The Fourth Court of Appeals in San Antonio recently affirmed a 10-year sentence to a man who was tried in Del Rio for retaliation against a public servant, after repeatedly threatening to kill a police officer.
The memorandum of opinion, by Justice Rebeca C. Martinez, was filed on Sept. 4.
On Aug. 8, 2018, appellant Roberto Perez was convicted by a jury for retaliation against a public servant. Perez’s defense argued that his constitutional rights to due process and protection against cruel and unusual punishment under the federal and state constitutions were violated by the jury’s imposition of a 10-year sentence.
On June 12, 2017, Officer Darren Johnson responded to a disturbance at the Val Verde County Library. Johnson found Perez sitting beneath a tree holding a can of beer, court records show.
Johnson offered to drive Perez to a public park in the neighborhood where he could drink his beer without violating the law. Perez agreed and Johnson dropped Perez off at the park, records state.
Later that day, Johnson responded to another reported disturbance involving Perez at a park.
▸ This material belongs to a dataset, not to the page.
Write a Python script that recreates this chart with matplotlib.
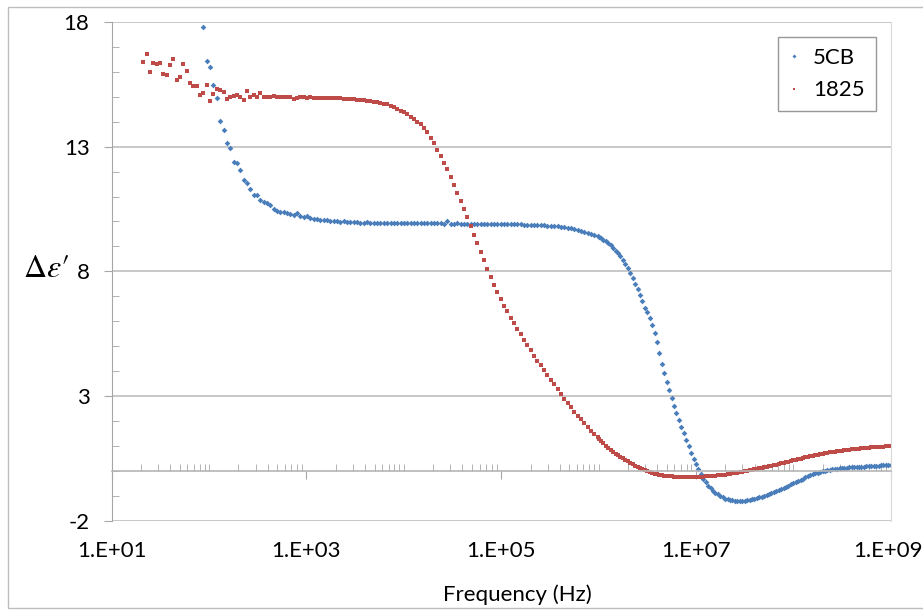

While en route to the park, Johnson heard a report over the police radio concerning the discovery of damaged property at the library, records state.
Suspecting Perez may have caused the damage, Johnson detained Perez and placed him in the backseat of his patrol car. Johnson testified that Perez then became “agitated” and “aggressive,” records state.
Johnson smelled a strong odor of alcohol on Perez’s breath and informed Perez he was under arrest for public intoxication and would be taken into custody. According to Johnson, Perez became more aggressive after being told he was under arrest, records state.
Perez began making death threats toward Johnson while Johnson was transporting Perez to the police station. Johnson testified that Perez “started making threats that he wanted to kill (Officer Johnson) ... and kill (his) family,” and repeatedly said “I’ll kill you, I’ll kill you, I’ll kill your whole family,” court records state.
According to Johnson, Perez threatened to kill him and his family “approximately seven times,” including one final threat Perez made while staring at Officer Johnson: “I will kill you with my bare hands,” records show.
On Aug. 8, 2018, Perez was convicted by a jury for retaliation against a public servant and was sentenced to the statutory maximum of 10 years in prison.
The 4th Court of Appeals ruled that the sentence imposed to Perez does not constitute cruel and unusual punishment.
“As your district attorney, I am pleased with this decision from the 4th Court of Appeals. It not only confirms the jury’s finding of guilt but also the punishment that was assessed by the jury for Mr. Roberto Perez.
“Our community will not and should not tolerate these types of actions of threats against our law enforcement agencies. We thank everyone who was involved in the successful investigation and prosecution of this case,” 63rd District Attorney Michael Bagley said.